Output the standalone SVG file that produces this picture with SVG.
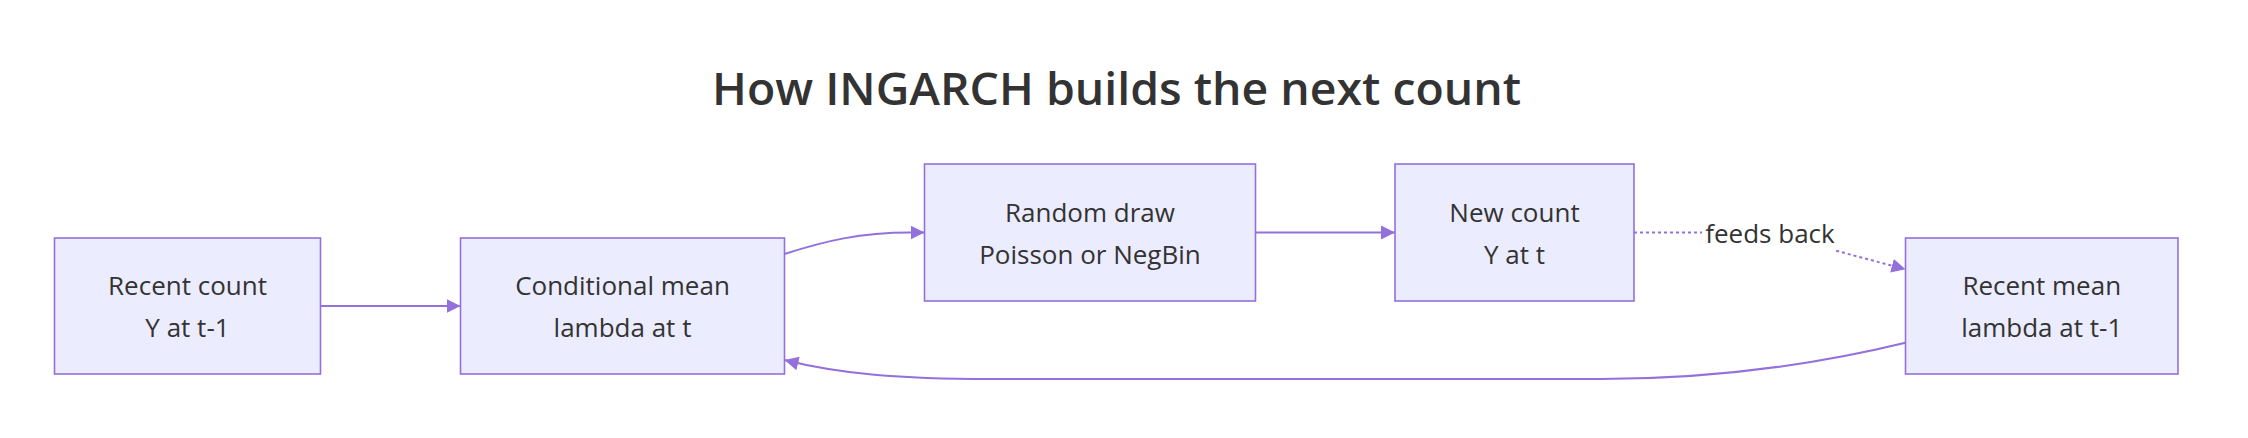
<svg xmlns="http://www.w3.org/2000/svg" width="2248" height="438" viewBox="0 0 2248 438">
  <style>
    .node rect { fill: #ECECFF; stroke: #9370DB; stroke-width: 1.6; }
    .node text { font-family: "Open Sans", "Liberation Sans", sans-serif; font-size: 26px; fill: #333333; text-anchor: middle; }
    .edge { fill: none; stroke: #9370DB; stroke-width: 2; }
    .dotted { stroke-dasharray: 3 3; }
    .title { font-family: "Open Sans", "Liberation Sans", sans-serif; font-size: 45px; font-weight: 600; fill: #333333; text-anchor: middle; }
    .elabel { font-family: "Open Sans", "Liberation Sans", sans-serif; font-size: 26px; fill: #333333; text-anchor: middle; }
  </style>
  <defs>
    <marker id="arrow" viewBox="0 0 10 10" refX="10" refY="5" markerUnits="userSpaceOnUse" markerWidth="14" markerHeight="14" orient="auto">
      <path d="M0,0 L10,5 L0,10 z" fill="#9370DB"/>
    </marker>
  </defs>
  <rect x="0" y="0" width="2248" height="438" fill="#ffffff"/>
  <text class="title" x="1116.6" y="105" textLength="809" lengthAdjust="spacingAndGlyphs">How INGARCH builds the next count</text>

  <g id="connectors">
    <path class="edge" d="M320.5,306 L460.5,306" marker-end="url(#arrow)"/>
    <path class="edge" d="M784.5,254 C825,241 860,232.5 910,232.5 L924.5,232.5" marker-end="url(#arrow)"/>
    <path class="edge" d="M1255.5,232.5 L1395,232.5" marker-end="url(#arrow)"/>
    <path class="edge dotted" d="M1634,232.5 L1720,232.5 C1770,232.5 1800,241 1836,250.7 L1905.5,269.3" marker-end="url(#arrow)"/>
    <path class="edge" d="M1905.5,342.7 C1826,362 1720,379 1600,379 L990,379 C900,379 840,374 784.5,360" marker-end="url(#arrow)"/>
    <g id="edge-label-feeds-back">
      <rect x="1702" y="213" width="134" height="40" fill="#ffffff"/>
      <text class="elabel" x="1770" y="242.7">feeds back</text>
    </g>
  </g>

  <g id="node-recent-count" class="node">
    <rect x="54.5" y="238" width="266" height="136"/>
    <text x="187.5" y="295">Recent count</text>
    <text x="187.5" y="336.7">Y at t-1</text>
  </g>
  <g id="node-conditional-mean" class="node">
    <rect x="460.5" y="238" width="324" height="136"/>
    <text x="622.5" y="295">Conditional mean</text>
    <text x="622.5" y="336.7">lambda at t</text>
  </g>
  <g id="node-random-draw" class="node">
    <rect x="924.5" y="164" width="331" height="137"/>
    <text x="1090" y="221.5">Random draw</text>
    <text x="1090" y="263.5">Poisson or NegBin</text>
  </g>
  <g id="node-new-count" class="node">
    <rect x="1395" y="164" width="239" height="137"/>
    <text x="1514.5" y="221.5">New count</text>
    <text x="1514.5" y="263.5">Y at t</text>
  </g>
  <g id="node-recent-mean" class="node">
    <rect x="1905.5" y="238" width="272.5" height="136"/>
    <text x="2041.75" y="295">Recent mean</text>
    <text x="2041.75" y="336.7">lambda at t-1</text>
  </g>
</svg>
********************
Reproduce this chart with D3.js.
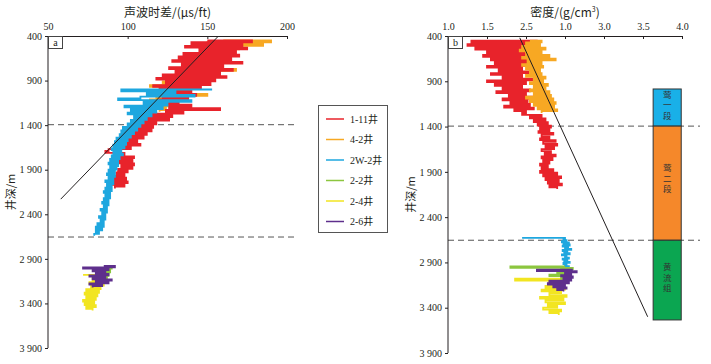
********************
**REQUIREMENT**
Your task is to retype exactly the lines from the one containing "Output the standalone" through the one containing "the next count</text>", leaving every picture out.

**ANSWER TO THE EXERCISE**
Output the standalone SVG file that produces this picture with SVG.
<svg xmlns="http://www.w3.org/2000/svg" width="2248" height="438" viewBox="0 0 2248 438">
  <style>
    .node rect { fill: #ECECFF; stroke: #9370DB; stroke-width: 1.6; }
    .node text { font-family: "Open Sans", "Liberation Sans", sans-serif; font-size: 26px; fill: #333333; text-anchor: middle; }
    .edge { fill: none; stroke: #9370DB; stroke-width: 2; }
    .dotted { stroke-dasharray: 3 3; }
    .title { font-family: "Open Sans", "Liberation Sans", sans-serif; font-size: 45px; font-weight: 600; fill: #333333; text-anchor: middle; }
    .elabel { font-family: "Open Sans", "Liberation Sans", sans-serif; font-size: 26px; fill: #333333; text-anchor: middle; }
  </style>
  <defs>
    <marker id="arrow" viewBox="0 0 10 10" refX="10" refY="5" markerUnits="userSpaceOnUse" markerWidth="14" markerHeight="14" orient="auto">
      <path d="M0,0 L10,5 L0,10 z" fill="#9370DB"/>
    </marker>
  </defs>
  <rect x="0" y="0" width="2248" height="438" fill="#ffffff"/>
  <text class="title" x="1116.6" y="105" textLength="809" lengthAdjust="spacingAndGlyphs">How INGARCH builds the next count</text>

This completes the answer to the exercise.